=== DIRECTIONS FOR THIS TASK ===
Below are some entries. Transcribe the lines from the one holding "Rebuild this chart" to the one holding "Arial, Helvetica, sans-serif';", inclusive, but not the pictures among them.

* BEGIN STORED RECORDS *

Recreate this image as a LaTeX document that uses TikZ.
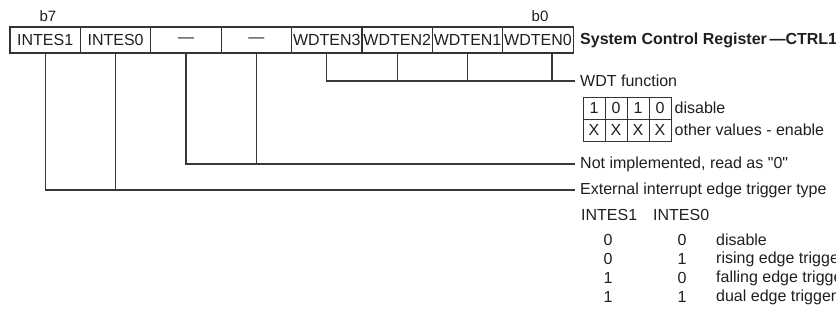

* END STORED RECORDS *
* BEGIN STORED RECORDS *

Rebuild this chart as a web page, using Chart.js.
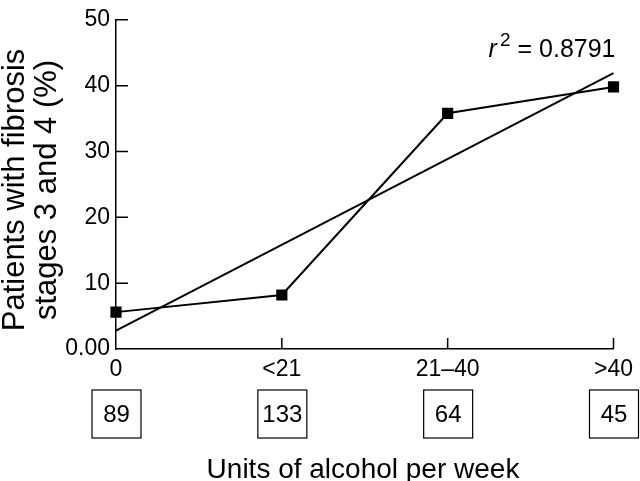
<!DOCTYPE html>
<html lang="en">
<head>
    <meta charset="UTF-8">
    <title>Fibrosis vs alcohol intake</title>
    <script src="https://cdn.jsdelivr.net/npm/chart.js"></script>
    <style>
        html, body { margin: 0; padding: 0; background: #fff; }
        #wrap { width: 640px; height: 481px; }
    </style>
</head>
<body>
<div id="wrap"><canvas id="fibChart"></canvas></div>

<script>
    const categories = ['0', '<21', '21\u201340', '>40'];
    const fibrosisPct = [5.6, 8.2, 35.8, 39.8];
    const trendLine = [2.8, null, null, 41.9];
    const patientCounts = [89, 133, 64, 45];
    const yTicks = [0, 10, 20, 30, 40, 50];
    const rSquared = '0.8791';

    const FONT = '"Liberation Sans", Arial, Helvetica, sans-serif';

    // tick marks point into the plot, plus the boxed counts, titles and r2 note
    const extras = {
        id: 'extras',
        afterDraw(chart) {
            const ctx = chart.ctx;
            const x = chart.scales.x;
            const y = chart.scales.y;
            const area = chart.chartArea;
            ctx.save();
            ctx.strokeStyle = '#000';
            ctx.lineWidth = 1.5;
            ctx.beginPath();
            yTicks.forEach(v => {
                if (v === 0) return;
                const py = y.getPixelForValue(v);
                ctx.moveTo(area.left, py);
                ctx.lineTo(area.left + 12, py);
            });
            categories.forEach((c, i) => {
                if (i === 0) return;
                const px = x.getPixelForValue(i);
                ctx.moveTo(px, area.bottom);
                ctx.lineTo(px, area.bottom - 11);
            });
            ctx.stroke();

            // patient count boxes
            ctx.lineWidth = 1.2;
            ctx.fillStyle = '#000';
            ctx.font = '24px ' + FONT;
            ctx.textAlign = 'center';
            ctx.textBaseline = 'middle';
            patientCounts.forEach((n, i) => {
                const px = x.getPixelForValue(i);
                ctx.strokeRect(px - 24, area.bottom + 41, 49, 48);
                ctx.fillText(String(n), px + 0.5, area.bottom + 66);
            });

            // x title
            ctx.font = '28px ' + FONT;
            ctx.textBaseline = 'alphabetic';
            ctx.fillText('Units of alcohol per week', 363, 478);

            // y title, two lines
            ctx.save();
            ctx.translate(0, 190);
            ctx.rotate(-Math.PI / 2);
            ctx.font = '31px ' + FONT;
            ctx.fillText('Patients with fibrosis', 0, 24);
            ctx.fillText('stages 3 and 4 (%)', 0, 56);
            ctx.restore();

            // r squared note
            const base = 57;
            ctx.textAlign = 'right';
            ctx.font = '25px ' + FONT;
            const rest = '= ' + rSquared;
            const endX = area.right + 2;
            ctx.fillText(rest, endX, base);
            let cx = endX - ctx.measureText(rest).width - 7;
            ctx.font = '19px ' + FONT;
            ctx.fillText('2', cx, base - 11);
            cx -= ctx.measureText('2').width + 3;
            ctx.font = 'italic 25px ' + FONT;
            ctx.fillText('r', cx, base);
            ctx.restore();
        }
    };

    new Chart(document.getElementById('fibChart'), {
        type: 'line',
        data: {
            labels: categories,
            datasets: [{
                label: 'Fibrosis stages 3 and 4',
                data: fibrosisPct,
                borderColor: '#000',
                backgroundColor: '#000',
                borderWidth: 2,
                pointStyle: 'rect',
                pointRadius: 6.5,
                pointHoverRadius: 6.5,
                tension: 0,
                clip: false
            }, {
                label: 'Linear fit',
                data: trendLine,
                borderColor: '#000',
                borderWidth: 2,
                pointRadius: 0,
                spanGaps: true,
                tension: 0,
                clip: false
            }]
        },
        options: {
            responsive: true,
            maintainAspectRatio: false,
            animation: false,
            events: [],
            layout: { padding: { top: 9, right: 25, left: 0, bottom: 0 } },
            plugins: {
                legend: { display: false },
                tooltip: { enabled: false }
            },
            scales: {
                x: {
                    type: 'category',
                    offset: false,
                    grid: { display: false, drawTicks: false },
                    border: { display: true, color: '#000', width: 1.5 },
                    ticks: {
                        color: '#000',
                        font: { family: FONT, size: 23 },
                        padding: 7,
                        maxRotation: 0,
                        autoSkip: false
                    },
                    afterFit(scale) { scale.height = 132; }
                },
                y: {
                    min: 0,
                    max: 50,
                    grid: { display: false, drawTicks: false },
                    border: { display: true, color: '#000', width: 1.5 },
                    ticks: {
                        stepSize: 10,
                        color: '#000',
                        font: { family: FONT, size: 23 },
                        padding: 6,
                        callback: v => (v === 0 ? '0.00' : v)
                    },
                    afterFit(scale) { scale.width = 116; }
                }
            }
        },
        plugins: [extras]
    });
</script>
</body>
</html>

* END STORED RECORDS *

=== TASK SOLUTION ===
Rebuild this chart as a web page, using Chart.js.
<!DOCTYPE html>
<html lang="en">
<head>
    <meta charset="UTF-8">
    <title>Fibrosis vs alcohol intake</title>
    <script src="https://cdn.jsdelivr.net/npm/chart.js"></script>
    <style>
        html, body { margin: 0; padding: 0; background: #fff; }
        #wrap { width: 640px; height: 481px; }
    </style>
</head>
<body>
<div id="wrap"><canvas id="fibChart"></canvas></div>

<script>
    const categories = ['0', '<21', '21\u201340', '>40'];
    const fibrosisPct = [5.6, 8.2, 35.8, 39.8];
    const trendLine = [2.8, null, null, 41.9];
    const patientCounts = [89, 133, 64, 45];
    const yTicks = [0, 10, 20, 30, 40, 50];
    const rSquared = '0.8791';

    const FONT = '"Liberation Sans", Arial, Helvetica, sans-serif';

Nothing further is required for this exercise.